The functionalist perspective, is named for Emile Durkheim’s (1858-1917) perspective that society is greater than the sum of its parts. Durkheim viewed society like a living organism, in that all the parts functioned together for the benefit of the whole. For a society to truly function in an efficient manner every part needed to work correctly. As this is applied to our example of homelessness it could be argued that because of circumstances like wealth inequality, or subpar social services, or a downtrodden economy an individual could become homeless as a result.

The conflict perspective (also known as conflict theory) was coined by Karl Marx (1818-1883) who viewed conflict as the primary driver of social change. He maintained that constant strife between the owners of the means of production (the bourgeoisie) and the laborers (the proletariat) is what propels and shapes societies. If we were to apply a conflict perspective to the homelessness example perhaps we as sociologists could deduce that homelessness is caused by large, monopolistic corporations laying off hundreds of thousands of workers every year in sake of the bottom line, thus consigning many to homelessness.

There is no sociological perspective better than the next. In fact, taken in concert, applying all three of these sociological perspectives will ensure that a broader social context is understood by all.

nerdyprof | Student

Modern sociologists apply three basic theoretical perspectives; the functionalist perspective, the conflict perspective, and the symbolic interactionist perspective in an attempt to develop theoretical paradigms for unraveling the impact of society on people, and vice versa.

The functionalism perspective maintains that a weak society is as a result of social problems. However, social problems are not a reflection of a fundamental fault in the structuring of the society. Social problems should be solved in a gradual fashion rather than far-reaching and sudden change. In spite of their negative impacts, social problems occasionally serve essential societal roles.

The conflict theory suggests that social problems emanate from fundamental faults in the society’s structure, which are based on gender, race, social class, and other factors. To eliminate or reduce social inequalities, far-reaching change is needed in the societal structure.

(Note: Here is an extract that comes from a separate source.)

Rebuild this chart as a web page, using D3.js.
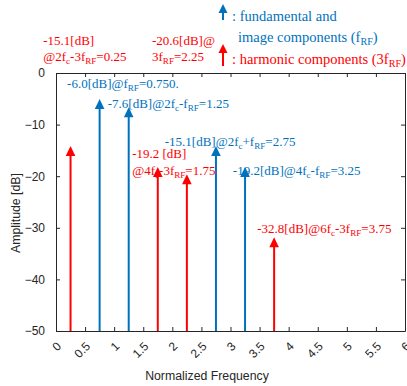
<!DOCTYPE html>
<html>
<head>
<meta charset="utf-8">
<script src="https://cdn.jsdelivr.net/npm/d3@7"></script>
<style>
  body { margin: 0; background: #fff; }
  .axis text { font-family: "Liberation Sans", Arial, sans-serif; font-size: 12px; fill: #262626; }
  .axis path, .axis line { stroke: #262626; }
  .ann { font-family: "Liberation Serif", "Times New Roman", serif; font-size: 13px; }
</style>
</head>
<body>
<svg id="chart"></svg>
<script>
// spectral components
const freqs = [0.25, 0.75, 1.25, 1.75, 2.25, 2.75, 3.25, 3.75];
const amps = [-15.1, -6.0, -7.6, -19.2, -20.6, -15.1, -19.2, -32.8];
const kinds = ['harm', 'fund', 'fund', 'harm', 'harm', 'fund', 'fund', 'harm'];

const xTicks = [0, 0.5, 1, 1.5, 2, 2.5, 3, 3.5, 4, 4.5, 5, 5.5, 6];
const xTickLabels = ['0', '0.5', '1', '1.5', '2', '2.5', '3', '3.5', '4', '4.5', '5', '5.5', '6'];
const yTicks = [0, -10, -20, -30, -40, -50];

// annotations ("_{..}" = subscript), anchored in data units
const annText = [
  '-15.1[dB]', '@2f_{c}-3f_{RF}=0.25',
  '-20.6[dB]@', '3f_{RF}=2.25',
  '-6.0[dB]@f_{RF}=0.750.',
  '-7.6[dB]@2f_{c}-f_{RF}=1.25',
  '-15.1[dB]@2f_{c}+f_{RF}=2.75',
  '-19.2 [dB]', '@4f_{c}-3f_{RF}=1.75',
  '-19.2[dB]@4f_{c}-f_{RF}=3.25',
  '-32.8[dB]@6f_{c}-3f_{RF}=3.75'
];
const annKind = ['harm', 'harm', 'harm', 'harm', 'fund', 'fund', 'fund', 'harm', 'harm', 'fund', 'harm'];
const annX = [-0.22, -0.22, 1.65, 1.65, 0.19, 0.89, 1.87, 1.31, 1.31, 3.04, 3.46];
const annY = [5.4, 2.3, 5.4, 2.3, -2.9, -6.8, -14.1, -16.5, -19.8, -19.8, -31.0];

const legendText = [': fundamental and', 'image components (f_{RF})', ': harmonic components (3f_{RF})'];

const colors = { fund: '#0072BD', harm: '#FF0000' };

const W = 407, H = 386;
const margin = { top: 73, right: 2, bottom: 55, left: 56 };
const width = W - margin.left - margin.right;
const height = H - margin.top - margin.bottom;

const svg = d3.select('#chart').attr('width', W).attr('height', H);
const g = svg.append('g').attr('transform', `translate(${margin.left},${margin.top})`);

const x = d3.scaleLinear().domain([0, 6]).range([0, width]);
const y = d3.scaleLinear().domain([-50, 0]).range([height, 0]);

// write text with _{sub} markup as tspans
function richText(sel, str, size) {
  const parts = str.split(/(_\{[^}]*\})/).filter(s => s.length);
  let sub = false;
  parts.forEach(p => {
    if (p.startsWith('_{')) {
      sel.append('tspan').attr('dy', 3).style('font-size', (size * 0.7) + 'px').text(p.slice(2, -1));
      sub = true;
    } else {
      sel.append('tspan').attr('dy', sub ? -3 : 0).text(p);
      sub = false;
    }
  });
}

// axes, MATLAB box style with inward ticks
const tl = 4;
g.append('g').attr('class', 'axis').attr('transform', `translate(0,${height})`)
  .call(d3.axisBottom(x).tickValues(xTicks).tickSizeInner(-tl).tickSizeOuter(0).tickFormat(''));
g.append('g').attr('class', 'axis')
  .call(d3.axisTop(x).tickValues(xTicks).tickSizeInner(-tl).tickSizeOuter(0).tickFormat(''));
g.append('g').attr('class', 'axis')
  .call(d3.axisLeft(y).tickValues(yTicks).tickSizeInner(-tl).tickSizeOuter(0).tickPadding(11));
g.append('g').attr('class', 'axis').attr('transform', `translate(${width},0)`)
  .call(d3.axisRight(y).tickValues(yTicks).tickSizeInner(-tl).tickSizeOuter(0).tickFormat(''));

// rotated x tick labels
g.selectAll('.xlab').data(xTicks).enter().append('text')
  .attr('class', 'xlab')
  .attr('transform', d => `translate(${x(d) + 6},${height + 16}) rotate(-45)`)
  .attr('text-anchor', 'end')
  .style('font-family', '"Liberation Sans", Arial, sans-serif')
  .style('font-size', '12px').style('fill', '#262626')
  .text((d, i) => xTickLabels[i]);

// arrows
const tip = 5;
g.selectAll('.stem').data(freqs).enter().append('line')
  .attr('x1', d => x(d)).attr('x2', d => x(d))
  .attr('y1', y(-50)).attr('y2', (d, i) => y(amps[i]))
  .attr('stroke', (d, i) => colors[kinds[i]]).attr('stroke-width', 2);
g.selectAll('.head').data(freqs).enter().append('path')
  .attr('d', (d, i) => {
    const cx = x(d), ty = y(amps[i]) - tip;
    return `M${cx},${ty} L${cx - 4.8},${ty + 10} L${cx + 4.8},${ty + 10} Z`;
  })
  .attr('fill', (d, i) => colors[kinds[i]]);

// annotations
annText.forEach((t, i) => {
  const el = g.append('text').attr('class', 'ann')
    .attr('x', x(annX[i])).attr('y', y(annY[i]))
    .style('fill', colors[annKind[i]]);
  richText(el, t, 13);
});

// axis titles
svg.append('text')
  .attr('transform', `translate(20,${margin.top + 140}) rotate(-90)`)
  .attr('text-anchor', 'middle')
  .style('font-family', '"Liberation Sans", Arial, sans-serif').style('font-size', '12.3px').style('fill', '#262626')
  .text('Amplitude [dB]');
svg.append('text')
  .attr('x', 207).attr('y', 380)
  .attr('text-anchor', 'middle')
  .style('font-family', '"Liberation Sans", Arial, sans-serif').style('font-size', '12.3px').style('fill', '#262626')
  .text('Normalized Frequency');

// legend
function legendArrow(cx, y0, y1, col) {
  svg.append('line').attr('x1', cx).attr('x2', cx).attr('y1', y1).attr('y2', y0 + 6)
    .attr('stroke', col).attr('stroke-width', 2);
  svg.append('path').attr('d', `M${cx},${y0} L${cx - 4.5},${y0 + 9} L${cx + 4.5},${y0 + 9} Z`).attr('fill', col);
}
legendArrow(223, 4, 20, colors.fund);
legendArrow(223, 44, 66, colors.harm);
const legX = [232, 238, 232];
const legY = [21, 42, 64];
const legC = [colors.fund, colors.fund, colors.harm];
legendText.forEach((t, i) => {
  const el = svg.append('text').attr('class', 'ann').style('font-size', '14.5px')
    .attr('x', legX[i]).attr('y', legY[i]).style('fill', legC[i]);
  richText(el, t, 14.5);
});
</script>
</body>
</html>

Symbolic interactionism perspective indicates that social problems emanate from interactions among individuals. In essence, problematic characters in the society have been noted to copy their behaviors from other people in the society

All the aforementioned perspectives explore the same problems in society, but in distinct ways. Thus, it is true to conclude that each of these perspectives is as effective as the other. A collective consideration of their views offers a more detailed analysis of problems in society than any single view.

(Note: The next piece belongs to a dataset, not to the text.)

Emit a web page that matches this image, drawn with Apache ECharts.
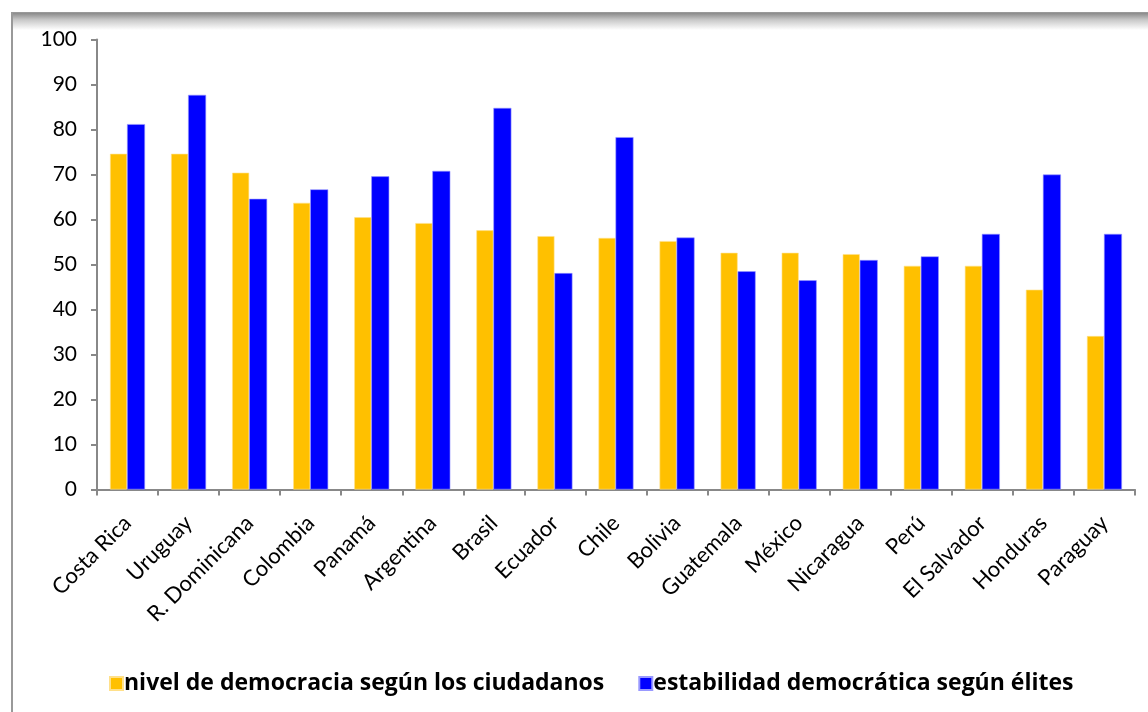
<!DOCTYPE html>
<html>
<head>
<meta charset="utf-8">
<script src="https://cdn.jsdelivr.net/npm/echarts@6/dist/echarts.min.js"></script>
<style>
html,body{margin:0;padding:0;background:#fff;}
#chart{width:1148px;height:712px;}
</style>
</head>
<body>
<div id="chart"></div>
<script>
var categories = ["Costa Rica","Uruguay","R. Dominicana","Colombia","Panamá","Argentina","Brasil","Ecuador","Chile","Bolivia","Guatemala","México","Nicaragua","Perú","El Salvador","Honduras","Paraguay"];
var nivelCiudadanos = [74.6,74.6,70.4,63.7,60.5,59.2,57.6,56.3,55.9,55.2,52.6,52.6,52.3,49.7,49.7,44.4,34.1];
var estabilidadElites = [81.2,87.7,64.6,66.7,69.6,70.8,84.8,48.1,78.3,56.0,48.5,46.5,51.0,51.8,56.8,70.0,56.8];
var seriesNames = ["nivel de democracia según los ciudadanos","estabilidad democrática según élites"];

var chart = echarts.init(document.getElementById('chart'), null, {renderer:'canvas'});
var font = 'Lato, "Open Sans", sans-serif';
chart.setOption({
  animation:false,
  backgroundColor:'#fff',
  graphic:[
    {type:'rect', shape:{x:12,y:13,width:1160,height:720}, style:{fill:'#fff',stroke:'#999',lineWidth:2}, z:-10},
    {type:'rect', shape:{x:13,y:13,width:1160,height:17}, style:{fill:new echarts.graphic.LinearGradient(0,0,0,1,[{offset:0,color:'#8a8a8a'},{offset:0.4,color:'#c8c8c8'},{offset:1,color:'#ffffff'}])}, z:-9}
  ],
  grid:{left:97,right:13,top:39.5,bottom:222.5,containLabel:false},
  legend:{
    data:seriesNames,
    bottom:12,
    left:104,
    itemWidth:13,itemHeight:13,itemGap:34,
    icon:'rect',
    textStyle:{fontFamily:'"Open Sans", Lato, sans-serif',fontWeight:'bold',fontSize:23,color:'#000',padding:[0,0,0,-4]}
  },
  xAxis:{
    type:'category',
    data:categories,
    axisLine:{lineStyle:{color:'#888',width:2}},
    axisTick:{show:true,alignWithLabel:false,length:6,lineStyle:{color:'#888',width:2}},
    axisLabel:{rotate:45,interval:0,fontFamily:font,fontSize:22,color:'#000',margin:30}
  },
  yAxis:{
    type:'value',min:0,max:100,interval:10,
    axisLine:{show:true,lineStyle:{color:'#888',width:2}},
    axisTick:{show:true,length:6,lineStyle:{color:'#888',width:2}},
    splitLine:{show:false},
    axisLabel:{fontFamily:font,fontSize:21,color:'#000',margin:20}
  },
  series:[
    {name:seriesNames[0],type:'bar',data:nivelCiudadanos,barWidth:17,barGap:'0%',
     itemStyle:{color:'#FFC000',borderColor:'#FFE08A',borderWidth:0.6}},
    {name:seriesNames[1],type:'bar',data:estabilidadElites,barWidth:18,barGap:'0%',
     itemStyle:{color:'#0000FF',borderColor:'#9999FF',borderWidth:0.6}}
  ]
});
</script>
</body>
</html>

Theoretical Perspectives | Introduction to Sociology. (2012, February 1). Retrieved from

dmvinson | Student

All three sociological theories have the potential to be effective in approaching issues of society, as each of these perspectives define some part of the framework of civilization.

The symbolic interactionist perspective, introduced in the early 1920’s by George Herbert Mead, asserts that meaning is attached to symbols. A handshake, a wedding ring, written music, for instance, are all symbols that represent characteristics of society and can be subject to individual interpretation. These elements of society are defined by individuals and can be perceived as such, thus emphasizing that humans see themselves as society dictates.

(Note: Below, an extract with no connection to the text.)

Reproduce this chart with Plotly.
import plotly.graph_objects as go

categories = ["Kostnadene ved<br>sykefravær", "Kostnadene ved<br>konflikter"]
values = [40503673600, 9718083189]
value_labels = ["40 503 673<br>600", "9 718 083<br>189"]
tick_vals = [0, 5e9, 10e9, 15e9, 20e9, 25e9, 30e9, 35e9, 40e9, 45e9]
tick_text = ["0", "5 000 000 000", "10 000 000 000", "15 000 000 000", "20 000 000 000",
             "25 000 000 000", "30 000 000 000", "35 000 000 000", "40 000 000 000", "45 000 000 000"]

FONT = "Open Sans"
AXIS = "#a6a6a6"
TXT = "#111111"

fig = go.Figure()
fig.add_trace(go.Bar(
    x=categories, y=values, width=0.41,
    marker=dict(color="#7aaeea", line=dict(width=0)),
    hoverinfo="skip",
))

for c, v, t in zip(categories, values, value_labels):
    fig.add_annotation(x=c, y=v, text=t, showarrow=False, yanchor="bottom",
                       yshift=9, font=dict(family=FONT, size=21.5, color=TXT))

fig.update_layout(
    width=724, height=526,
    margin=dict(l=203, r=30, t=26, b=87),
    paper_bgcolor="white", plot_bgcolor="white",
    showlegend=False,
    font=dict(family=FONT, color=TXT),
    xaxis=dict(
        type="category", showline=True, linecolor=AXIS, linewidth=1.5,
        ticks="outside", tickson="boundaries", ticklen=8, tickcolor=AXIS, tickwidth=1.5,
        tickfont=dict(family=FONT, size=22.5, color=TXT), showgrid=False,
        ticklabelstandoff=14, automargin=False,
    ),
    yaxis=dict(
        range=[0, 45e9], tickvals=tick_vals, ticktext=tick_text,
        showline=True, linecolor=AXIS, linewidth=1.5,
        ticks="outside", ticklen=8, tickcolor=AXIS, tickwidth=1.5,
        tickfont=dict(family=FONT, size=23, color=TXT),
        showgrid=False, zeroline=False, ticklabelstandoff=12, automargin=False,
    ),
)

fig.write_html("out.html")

Next, the functionalist perspective, introduced by Emile Durkheim, defines society as the sum of it’s parts. This perspective is based on how each institution works with the others to form an inter dependency necessary to sustain and stabilize society. This macro theory asserts that the “parts”, such as education, law, marriage/family, religion, division of labor, work together to meet societal needs and allow communities to provide for individual needs, thus society is cohesive and working as a whole.

Lastly, the conflict perspective, introduced by Karl Marx, holds that society’s evolution over time demands for competition to take place between different demographic groups where inequality may exist. For instance, differences in class, race, gender can dictate who is able to obtain the most available resources. This conflict and competition is essential for achieving what is needed for survival, as well as flourishing in society.

The first theory, symbolic interactionist, is considered a micro theory, and is necessary in defining how individuals interact and coexist in society. The other two, functionalist and conflict, are macro theories, which encompass different aspects of survival in society on a large scale. All three perspectives contribute to the different facets of social issues.